The clearest use case is proximity to employment or personal business on Baltimore's eastern edge. The neighborhood sits directly adjacent to Dundalk Marine Terminal, which handles significant container and break-bulk cargo for the Port of Baltimore. If you're consulting on port operations or managing a supply chain involving the terminal, staying in Dundalk cuts commute time to five minutes. The same logic applies to workers at nearby industrial parks along Wise Avenue.

A secondary reason is cost efficiency without complete distance from downtown. Dundalk is 6 miles from the Inner Harbor's core attractions, a drive of 15 to 20 minutes during off-peak hours. The I-695 loop provides straightforward routing. For travelers visiting Baltimore but keeping accommodation costs low, or families visiting students at Towson University (directly north, about 4 miles), Dundalk lodging costs 30 to 50 percent less than Federal Hill or Fells Point while remaining within reasonable driving distance. That difference compounds on stays of four or more nights.

The neighborhood also functions as a viable alternative to airport hotels if you're renting a car and planning to explore Baltimore's broader region. BWI Airport sits roughly 12 miles southwest via the Baltimore-Washington Parkway. A hotel night in Dundalk, followed by a 20-minute drive to the airport, saves the premium markup most airport properties carry.

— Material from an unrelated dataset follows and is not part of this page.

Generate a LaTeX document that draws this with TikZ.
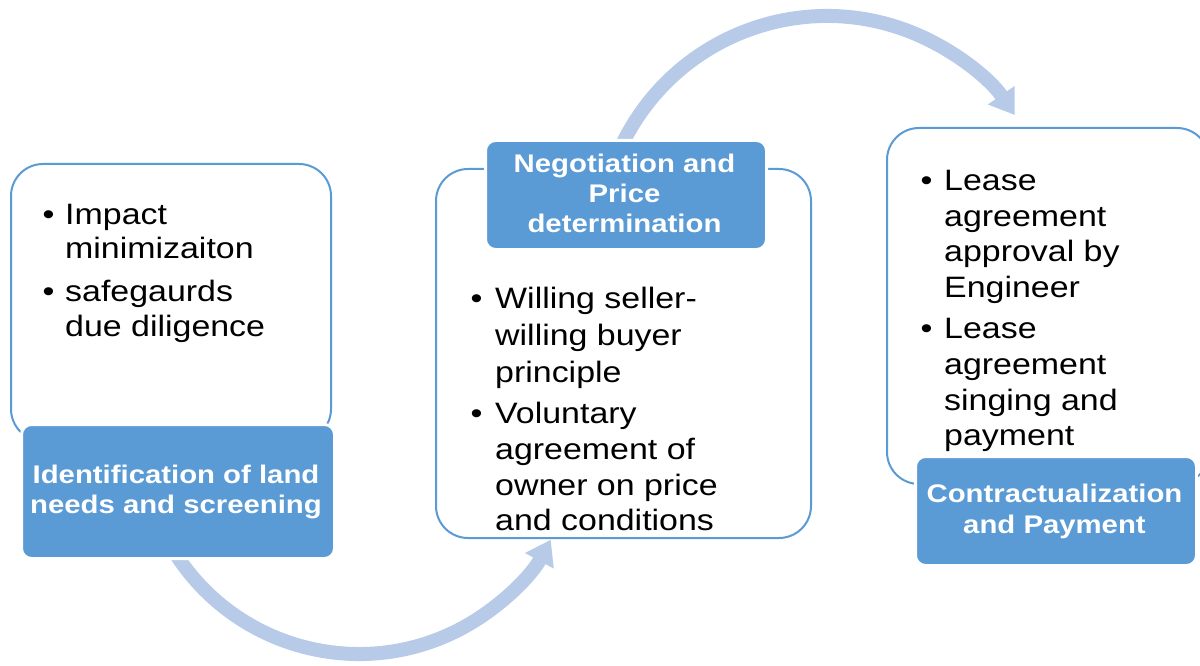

What Dundalk Lacks (and Why It Matters)

Restaurant options are functional rather than destination-worthy. Dundalk Avenue and the surrounding commercial areas have standard chain restaurants and ethnic takeout establishments serving the local working population, not visitors dining for experience. If your lodging choice is partly about the dining scene, look at Fells Point or Canton instead. The neighborhood has no evening entertainment district, waterfront promenade, or retail corridor designed to absorb tourist foot traffic.

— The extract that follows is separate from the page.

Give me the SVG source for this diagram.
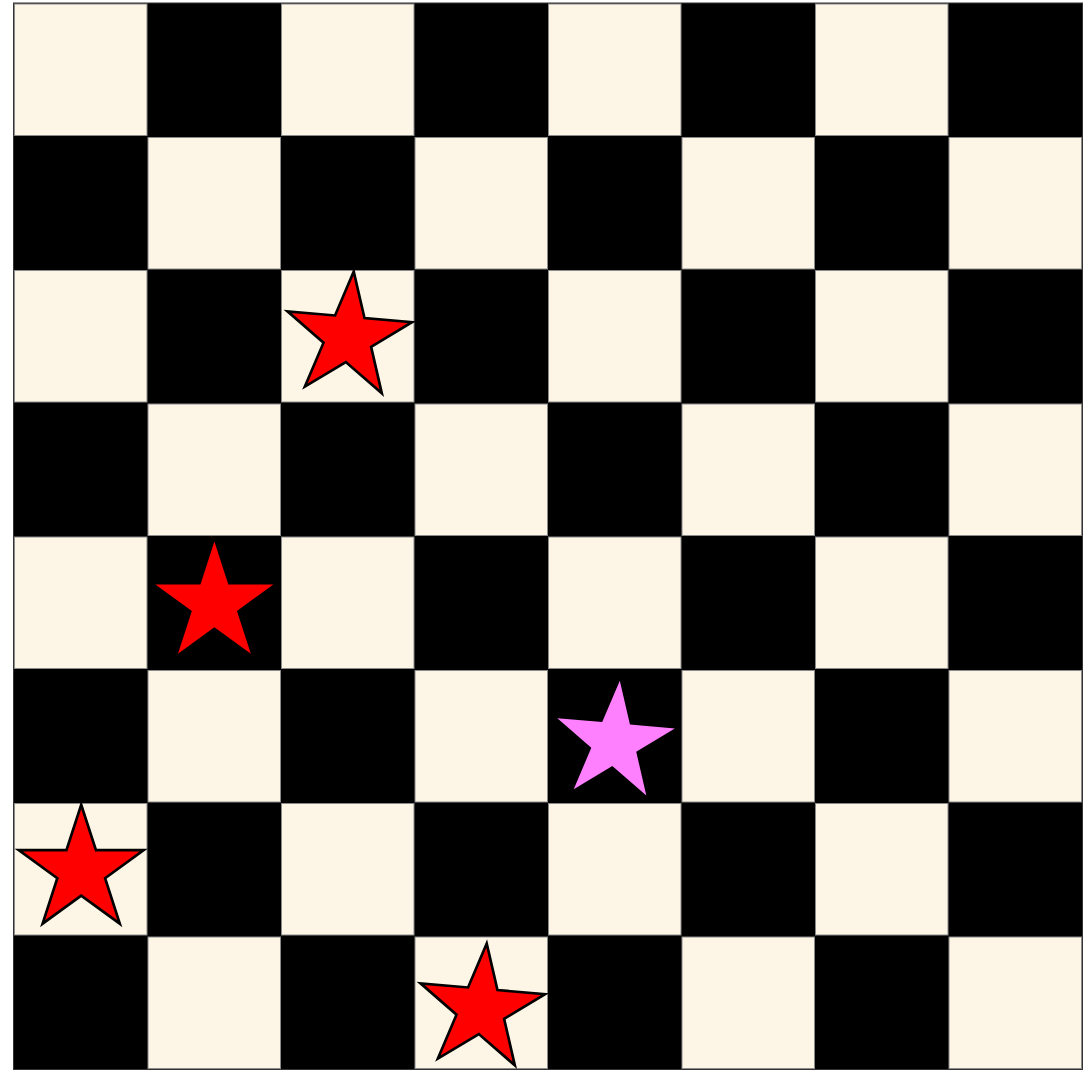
<svg xmlns="http://www.w3.org/2000/svg" width="1085" height="1070" viewBox="0 0 1085 1070">
<style>
.light{fill:#fdf5e6;stroke:#8a8a8a;stroke-width:1}
.red{fill:#ff0000}
.stroked{stroke:#000;stroke-width:2.5;stroke-linejoin:miter}
.pink{fill:#ff80ff}
</style>
<defs>
<path id="star" d="M0,-62 L13.93,-19.17 L58.97,-19.16 L22.54,7.32 L36.44,50.16 L0,23.7 L-36.44,50.16 L-22.54,7.32 L-58.97,-19.16 L-13.93,-19.17 Z"/>
</defs>
<rect width="1085" height="1070" fill="#ffffff"/>
<g id="board">
<rect x="13.5" y="3" width="1069" height="1066.5" fill="#000" stroke="#333" stroke-width="1"/>
<rect class="light" x="14.5" y="4" width="132.5" height="131.5"/>
<rect class="light" x="281.5" y="4" width="132.5" height="131.5"/>
<rect class="light" x="548.5" y="4" width="132.5" height="131.5"/>
<rect class="light" x="815.5" y="4" width="132.5" height="131.5"/>
<rect class="light" x="148" y="137.5" width="132.5" height="131.5"/>
<rect class="light" x="415" y="137.5" width="132.5" height="131.5"/>
<rect class="light" x="682" y="137.5" width="132.5" height="131.5"/>
<rect class="light" x="949" y="137.5" width="132.5" height="131.5"/>
<rect class="light" x="14.5" y="270.5" width="132.5" height="131.5"/>
<rect class="light" x="281.5" y="270.5" width="132.5" height="131.5"/>
<rect class="light" x="548.5" y="270.5" width="132.5" height="131.5"/>
<rect class="light" x="815.5" y="270.5" width="132.5" height="131.5"/>
<rect class="light" x="148" y="404" width="132.5" height="131.5"/>
<rect class="light" x="415" y="404" width="132.5" height="131.5"/>
<rect class="light" x="682" y="404" width="132.5" height="131.5"/>
<rect class="light" x="949" y="404" width="132.5" height="131.5"/>
<rect class="light" x="14.5" y="537" width="132.5" height="131.5"/>
<rect class="light" x="281.5" y="537" width="132.5" height="131.5"/>
<rect class="light" x="548.5" y="537" width="132.5" height="131.5"/>
<rect class="light" x="815.5" y="537" width="132.5" height="131.5"/>
<rect class="light" x="148" y="670.5" width="132.5" height="131.5"/>
<rect class="light" x="415" y="670.5" width="132.5" height="131.5"/>
<rect class="light" x="682" y="670.5" width="132.5" height="131.5"/>
<rect class="light" x="949" y="670.5" width="132.5" height="131.5"/>
<rect class="light" x="14.5" y="803.5" width="132.5" height="131.5"/>
<rect class="light" x="281.5" y="803.5" width="132.5" height="131.5"/>
<rect class="light" x="548.5" y="803.5" width="132.5" height="131.5"/>
<rect class="light" x="815.5" y="803.5" width="132.5" height="131.5"/>
<rect class="light" x="148" y="937" width="132.5" height="131.5"/>
<rect class="light" x="415" y="937" width="132.5" height="131.5"/>
<rect class="light" x="682" y="937" width="132.5" height="131.5"/>
<rect class="light" x="949" y="937" width="132.5" height="131.5"/>
</g>
<g id="connectors"></g>
<g id="star-c3-r3"><use href="#star" class="red stroked" transform="translate(348,337) rotate(5) scale(1.06)"/></g>
<g id="star-c2-r5"><use href="#star" class="red" transform="translate(214.4,603.6)"/></g>
<g id="star-c5-r6"><use href="#star" class="pink" transform="translate(614.4,742.4) rotate(5)"/></g>
<g id="star-c1-r7"><use href="#star" class="red stroked" transform="translate(81.2,870.5) scale(1.06)"/></g>
<g id="star-c4-r8"><use href="#star" class="red stroked" transform="translate(481,1009) rotate(5) scale(1.06)"/></g>
</svg>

Public transit to downtown Baltimore runs via Maryland Transit Administration bus routes, primarily the #31 and #32 lines, which operate on 30 to 45-minute headways during weekday peak periods. Evening and weekend service is more limited. If you don't plan to rent a car, Dundalk becomes substantially less practical as a base for exploring the city.

The Practical Comparison

If your priority is lowest cost while maintaining a mainstream chain property with breakfast included, the Holiday Inn Express on Dundalk Avenue is the clearest choice. If you need pet accommodation or are booking a monthly rental, the Red Roof Inn and smaller motels serve that function at better rates than competitors closer to downtown.

If you're willing to stay further out but need more amenities and dining options, the Towson area (about 6 miles north) offers more variety within a comparable drive to downtown. Towson has an active commercial district and several mid-range properties that bridge the gap between Dundalk's basic options and Federal Hill's premium pricing.

If you're staying one or two nights and want proximity to Baltimore's main attractions, the time and gas cost of driving from Dundalk to the Inner Harbor, Canton, and Fells Point likely outweigh the $30 to $50 nightly savings. Federal Hill or Fells Point become the more rational choice.

Practical Information

Dundalk hotels cluster in two zones: the MD 27 corridor near Dundalk Avenue (Holiday Inn Express, Red Roof Inn) and the Broening Highway area near the water. To reach any Dundalk property from BWI, take the Baltimore-Washington Parkway north, merge onto MD 295, and follow signs for I-695 north. The drive is straightforward and takes 15 to 20 minutes depending on traffic.

Parking is included at all chain properties and is free and ample. You won't face the paid garage fees or street-parking logistics of closer-in neighborhoods.

Before booking, confirm whether your specific stay needs justify the lower cost against the reduced walkability, dining options, and entertainment access. For overnight stays tied to specific business or family obligations in the Dundalk area, or for extended monthly rentals, the math works. For a conventional Baltimore vacation, it typically doesn't.